So now you choose to argue for a multiverse.
Nope. You are trying to assign to me a position that I do not hold. I make absolutely no claim as to the number of expandiverses that exist or that have existed beyond the one in which I find myself. I have thoroughly explained my (humanity's) severe lack of visibility. I do not know and I have no belief in that regard. I don't even have any interest. My only interest is in the properties of the expandiverse in which I find myself.
Light is not concrete nor a boundary.
Yes, it most certainly is. The light as I described it most certainly forms the boundary that I described.
This is assuming there is a 'first light',
Yes, which is why I took the time to explain the concept of a singularity. i.e. roll back time to the theoretical limit.
i.e. a Big Bang. Circular reasoning.
Nope. The idea of a singularity is a rational assumption based on countless observations. No one is requiring you to accept the observations, but you can't very well hold those observations against those who have made them and documented them.
You are making that claim,
I never have.
A gallon is not a measure of the universe.
Sure it is. I can point to one gallon of the universe right now. You can too.
No science is being discussed here.
That's what I've been saying. Nobody has breached any of Hawking's properties. All that has been discussed is the theoretical limit of a singularity, which is nothing more than a definition.
Also, Hawking addressed your idea of an infinitely timeless universe and noted that for it to be the case, the stars that we see would have had to have had an infinite supply of energy, having shown for an infinite amount of time. This is a valid argument that needs a response. If your answer is that God has been feeding the stars with energy for eternity, then there is a problem because science can't build religion into its models (Occam's Razor cuts it out). Without an explanation, however, the 2nd law of thermodynamics kills that idea. An expanding universe from a singularity not only does
not suffer from this problem, it conforms to all observations.

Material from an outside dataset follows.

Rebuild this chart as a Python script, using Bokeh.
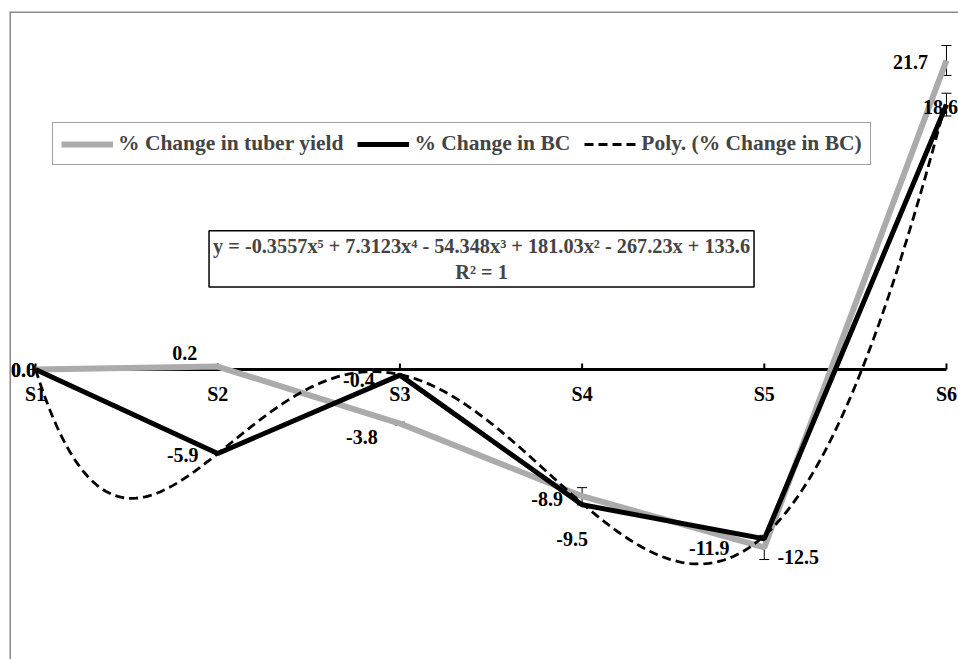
import numpy as np
from bokeh.plotting import figure
from bokeh.models import (ColumnDataSource, Legend, LegendItem, Span, Whisker,
                          TeeHead, Label)
from bokeh.core.properties import value
from bokeh.embed import file_html
from bokeh.resources import INLINE

# ---- data ----
categories = ["S1", "S2", "S3", "S4", "S5", "S6"]
tuber_yield = [0.0, 0.2, -3.8, -8.9, -12.5, 21.7]
bc_change = [0.0, -5.9, -0.4, -9.5, -11.9, 18.6]
tuber_err = [0.0, 0.0, 0.1, 0.6, 0.85, 1.05]
bc_err = [0.0, 0.0, 0.0, 0.0, 0.0, 0.8]
tuber_labels = ["0.0", "0.2", "-3.8", "-8.9", "-12.5", "21.7"]
bc_labels = ["0.0", "-5.9", "-0.4", "-9.5", "-11.9", "18.6"]
poly_coef = [-0.3557, 7.3123, -54.348, 181.03, -267.23, 133.6]  # x^5 .. x^0
equation = "y = -0.3557x\u2075 + 7.3123x\u2074 - 54.348x\u00b3 + 181.03x\u00b2 - 267.23x + 133.6"
r2_text = "R\u00b2 = 1"

FONT = "Liberation Serif"
GRAY = "#ababab"

xs = list(range(1, len(categories) + 1))
X0, X1 = 0.857, 6.066
Y0, Y1 = -20.37, 25.14

p = figure(width=958, height=659, x_range=(X0, X1), y_range=(Y0, Y1),
           x_axis_type=None, y_axis_type=None, toolbar_location=None,
           output_backend="svg", min_border_left=9, min_border_top=11,
           min_border_right=0, min_border_bottom=0)
p.outline_line_color = None
p.background_fill_color = "white"
p.border_fill_color = "white"

# chart border (left and top visible)
p.add_layout(Span(location=X0, dimension="height", line_color="#8a8a8a", line_width=3))
p.add_layout(Span(location=Y1, dimension="width", line_color="#8a8a8a", line_width=3))

# category axis crossing at y = 0
p.segment(x0=[xs[0]], y0=[0], x1=[xs[-1]], y1=[0], line_color="black", line_width=3)
p.segment(x0=xs, y0=[0] * len(xs), x1=xs, y1=[0.42] * len(xs), line_color="black", line_width=2)
p.text(x=xs, y=[0] * len(xs), text=categories, text_font=value(FONT),
       text_font_style="bold", text_font_size="20px", text_align="center",
       text_baseline="middle", y_offset=25)

# series
src = ColumnDataSource(dict(x=xs, tuber=tuber_yield, bc=bc_change,
                            tl=[a - e for a, e in zip(tuber_yield, tuber_err)],
                            tu=[a + e for a, e in zip(tuber_yield, tuber_err)],
                            bl=[a - e for a, e in zip(bc_change, bc_err)],
                            bu=[a + e for a, e in zip(bc_change, bc_err)]))

r_tuber = p.line("x", "tuber", source=src, line_color=GRAY, line_width=6)
r_bc = p.line("x", "bc", source=src, line_color="black", line_width=5)

px = np.linspace(1, 6, 300)
py = np.polyval(poly_coef, px)
r_poly = p.line(px, py, line_color="black", line_width=2.8, line_dash="9 5")

for lo, hi in (("tl", "tu"), ("bl", "bu")):
    w = Whisker(source=src, base="x", lower=lo, upper=hi, line_color="black", line_width=1,
                upper_head=TeeHead(size=10, line_color="black", line_width=1),
                lower_head=TeeHead(size=10, line_color="black", line_width=1))
    p.add_layout(w)

# data labels
t_dx = [-12, -33, -38, -35, 34, -36]
t_dy = [1, -14, 13, 3, 10, 2]
b_dx = [-12, -35, -41, -10, -55, -6]
b_dy = [1, 2, 5, 34, 9, 2]
p.text(x=xs, y=tuber_yield, text=tuber_labels, x_offset=t_dx, y_offset=t_dy,
       text_font=value(FONT), text_font_style="bold", text_font_size="20px",
       text_align="center", text_baseline="middle", text_color="black")
p.text(x=xs, y=bc_change, text=bc_labels, x_offset=b_dx, y_offset=b_dy,
       text_font=value(FONT), text_font_style="bold", text_font_size="20px",
       text_align="center", text_baseline="middle", text_color="black")

# equation box
eq = Label(x=3.448, y=9.75, text=equation + "\n" + r2_text, text_align="center",
           text_baseline="top", text_font=FONT, text_font_style="bold",
           text_font_size="20.3px", border_line_color="black", border_line_width=1.5,
           background_fill_color="white", padding=4)
p.add_layout(eq)

legend = Legend(items=[LegendItem(label="% Change in tuber yield", renderers=[r_tuber]),
                       LegendItem(label="% Change in BC", renderers=[r_bc]),
                       LegendItem(label="Poly. (% Change in BC)", renderers=[r_poly])],
                orientation="horizontal", location=(43, 494),
                label_text_font=FONT, label_text_font_style="bold",
                label_text_font_size="21.5px", glyph_width=52, glyph_height=20,
                label_standoff=5, spacing=14, padding=8, margin=0,
                border_line_color="#404040", border_line_width=1.5,
                background_fill_color="white", background_fill_alpha=1)
p.add_layout(legend, "center")

open("out.html", "w").write(file_html(p, INLINE))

It's a tough model to circumvent on the science front. Religion, of course, provides an expanded possibility set, but those can't reside in science.
Note: if this thread should ever get beyond the singularity and the expanding universe description (in the book's introduction) and begin discussing the actual science in the thesis, Hawking references Maxwell's equations and their impact on science, and I'm looking forward to popping that out of my back pocket for a nice sub-thread.